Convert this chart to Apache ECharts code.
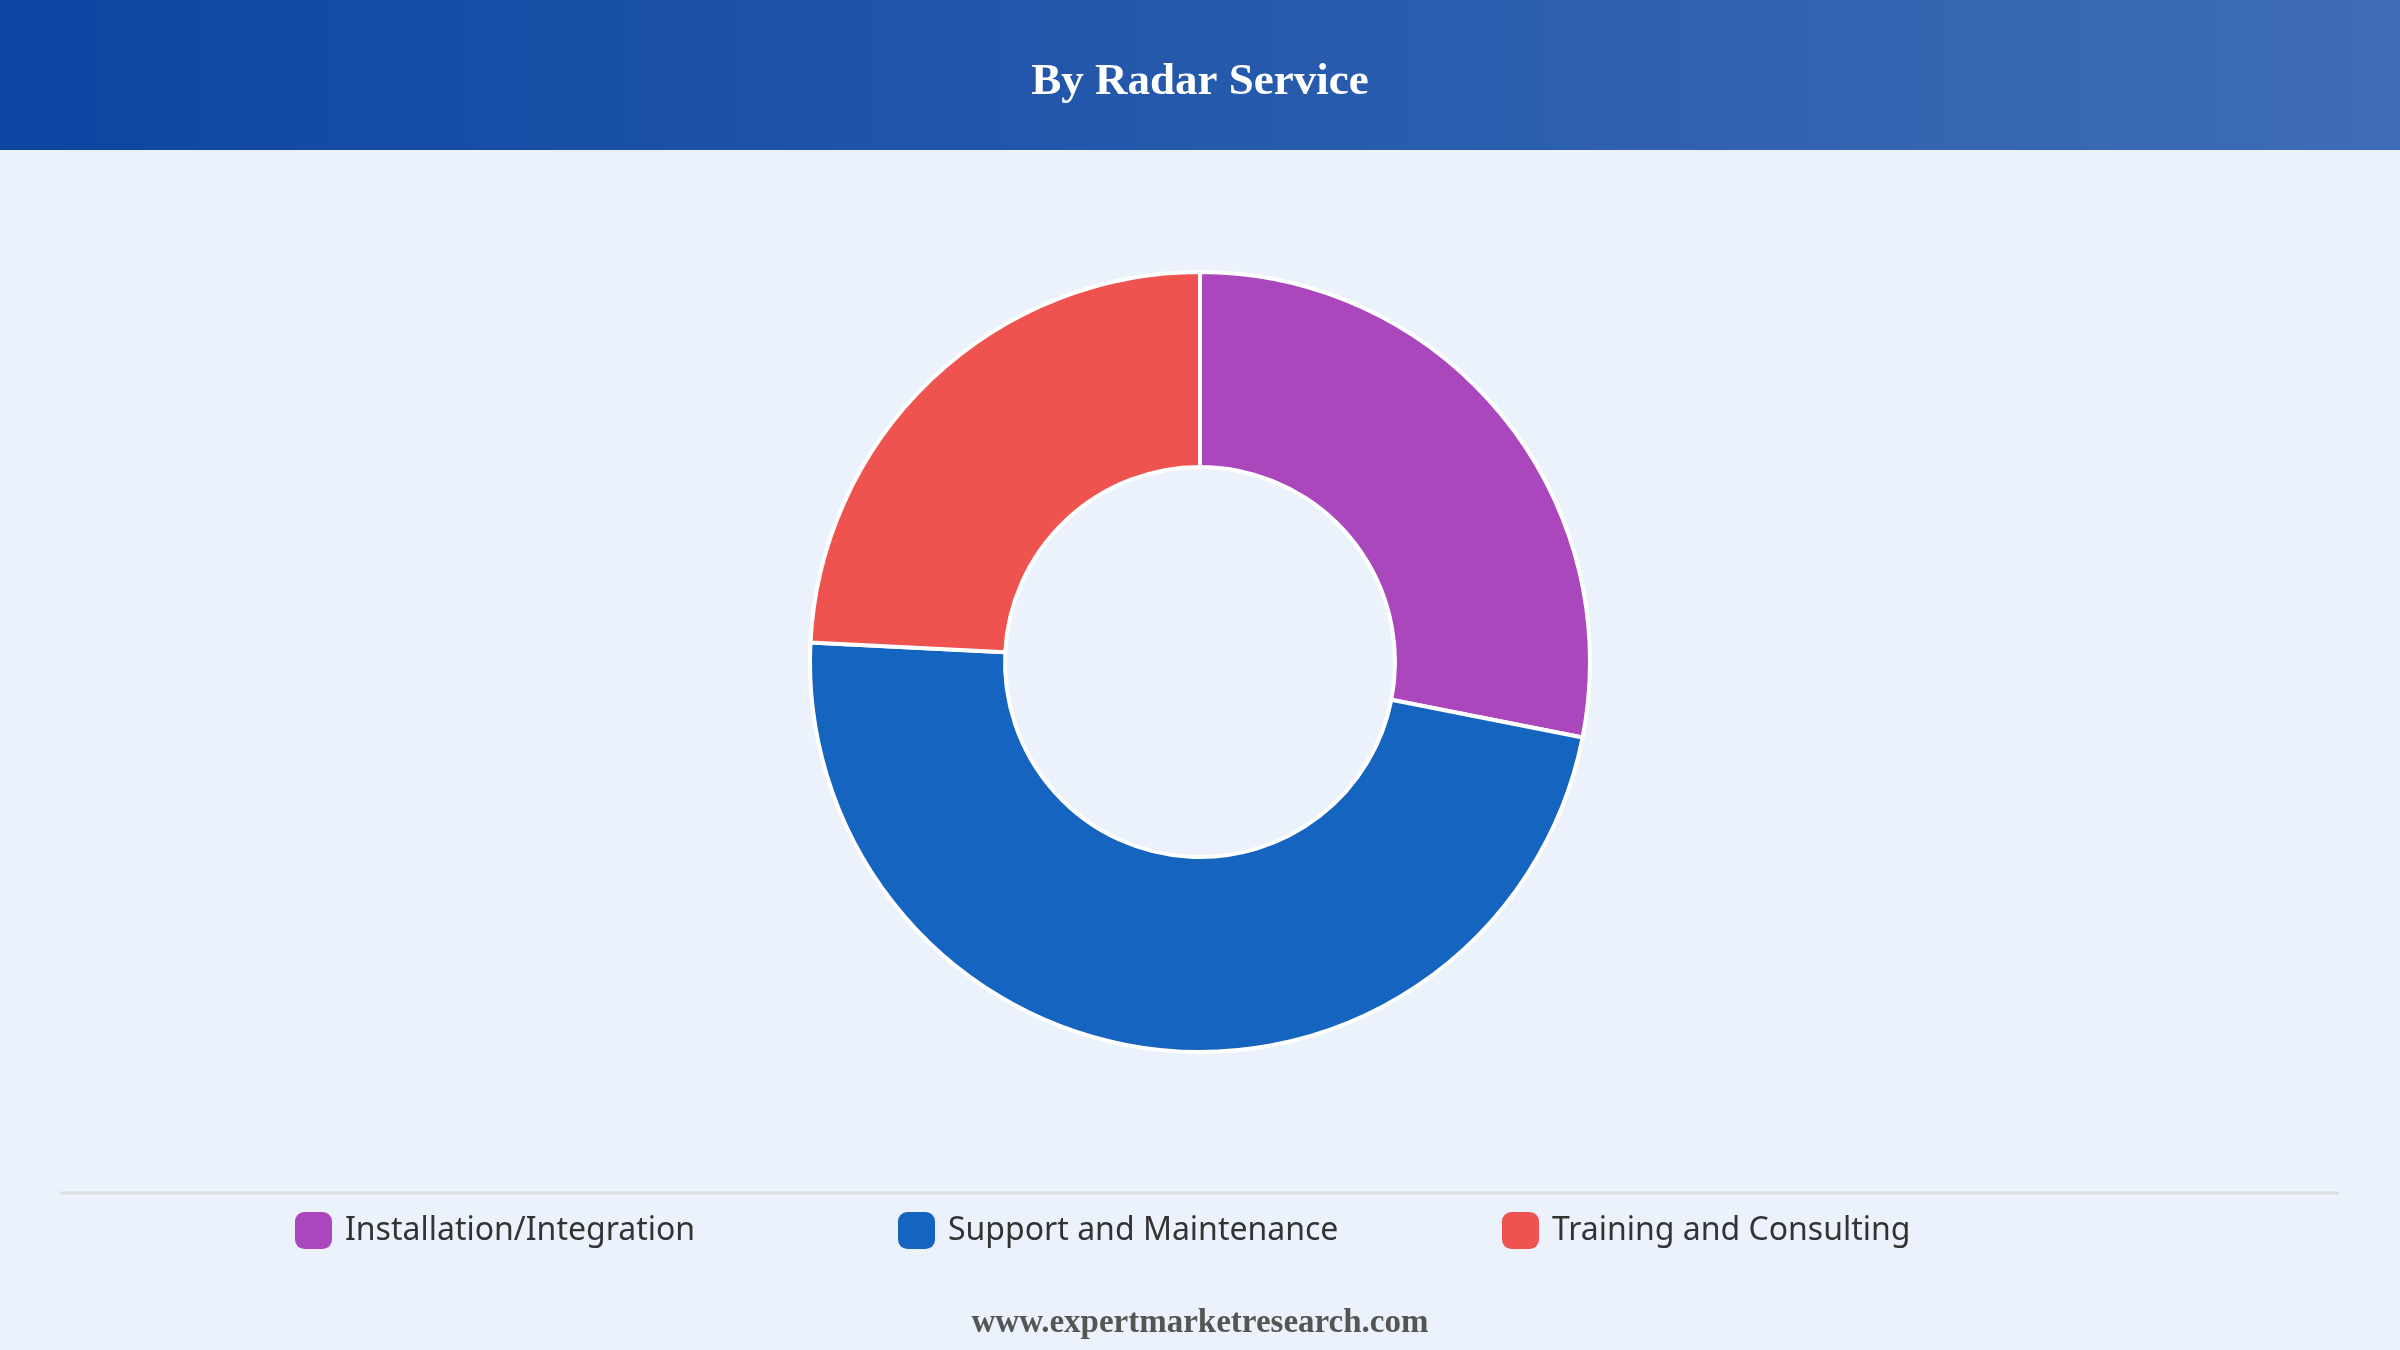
<!DOCTYPE html>
<html>
<head>
<meta charset="utf-8">
<title>By Radar Service</title>
<script src="https://cdn.jsdelivr.net/npm/echarts@6/dist/echarts.min.js"></script>
<style>
  html, body { margin: 0; padding: 0; background: #EBF2FC; }
  #chart { width: 2400px; height: 1350px; }
</style>
</head>
<body>
<div id="chart"></div>
<script>
var titleText = 'By Radar Service';
var footerText = 'www.expertmarketresearch.com';
var categories = ['Installation/Integration', 'Support and Maintenance', 'Training and Consulting'];
var shares = [28.1, 47.7, 24.2];
var colors = ['#AB47BC', '#1565C0', '#EF5350'];

var myChart = echarts.init(document.getElementById('chart'));

// one legend per item so the columns sit at fixed places
var legendLeft = [290, 893, 1497];
var legends = categories.map(function (name, i) {
  return {
    data: [name],
    left: legendLeft[i],
    top: 1207,
    itemWidth: 37,
    itemHeight: 37,
    itemGap: 0,
    icon: 'roundRect',
    selectedMode: false,
    itemStyle: { borderWidth: 0 },
    textStyle: {
      fontFamily: 'Noto Sans',
      fontSize: 32,
      color: '#333333',
      padding: [0, 0, 0, 8]
    }
  };
});

var option = {
  backgroundColor: '#EBF2FC',
  animation: false,
  title: {
    text: titleText,
    left: 'center',
    top: 55,
    textStyle: {
      fontFamily: 'Liberation Serif',
      fontWeight: 'bold',
      fontSize: 45,
      color: '#ffffff'
    }
  },
  legend: legends,
  graphic: [
    {
      type: 'rect',
      z: -1,
      shape: { x: 0, y: 0, width: 2400, height: 150 },
      style: {
        fill: new echarts.graphic.LinearGradient(0, 0, 1, 0, [
          { offset: 0, color: '#0C45A2' },
          { offset: 1, color: '#3E6DB5' }
        ])
      }
    },
    {
      type: 'line',
      shape: { x1: 60, y1: 1193, x2: 2339, y2: 1193 },
      style: { stroke: '#DCDEE2', lineWidth: 3 }
    },
    {
      type: 'text',
      left: 'center',
      top: 1307,
      style: {
        text: footerText,
        fontFamily: 'Liberation Serif',
        fontWeight: 'bold',
        fontSize: 33,
        fill: '#555555'
      }
    }
  ],
  series: [
    {
      type: 'pie',
      center: [1200, 662],
      radius: [195, 390],
      startAngle: 90,
      clockwise: true,
      label: { show: false },
      labelLine: { show: false },
      emphasis: { scale: false },
      itemStyle: {
        borderColor: '#ffffff',
        borderWidth: 4
      },
      data: categories.map(function (name, i) {
        return { name: name, value: shares[i], itemStyle: { color: colors[i] } };
      })
    }
  ]
};

myChart.setOption(option);
window.onresize = myChart.resize;
</script>
</body>
</html>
────────────────────
Problem statement
Without any pictures, reproduce the lines from the first one in the material through the line that has "var myChart = echarts.init(document.getElementById('chart'));", exactly as they appear.

Output below
Convert this chart to Apache ECharts code.
<!DOCTYPE html>
<html>
<head>
<meta charset="utf-8">
<title>By Radar Service</title>
<script src="https://cdn.jsdelivr.net/npm/echarts@6/dist/echarts.min.js"></script>
<style>
  html, body { margin: 0; padding: 0; background: #EBF2FC; }
  #chart { width: 2400px; height: 1350px; }
</style>
</head>
<body>
<div id="chart"></div>
<script>
var titleText = 'By Radar Service';
var footerText = 'www.expertmarketresearch.com';
var categories = ['Installation/Integration', 'Support and Maintenance', 'Training and Consulting'];
var shares = [28.1, 47.7, 24.2];
var colors = ['#AB47BC', '#1565C0', '#EF5350'];

var myChart = echarts.init(document.getElementById('chart'));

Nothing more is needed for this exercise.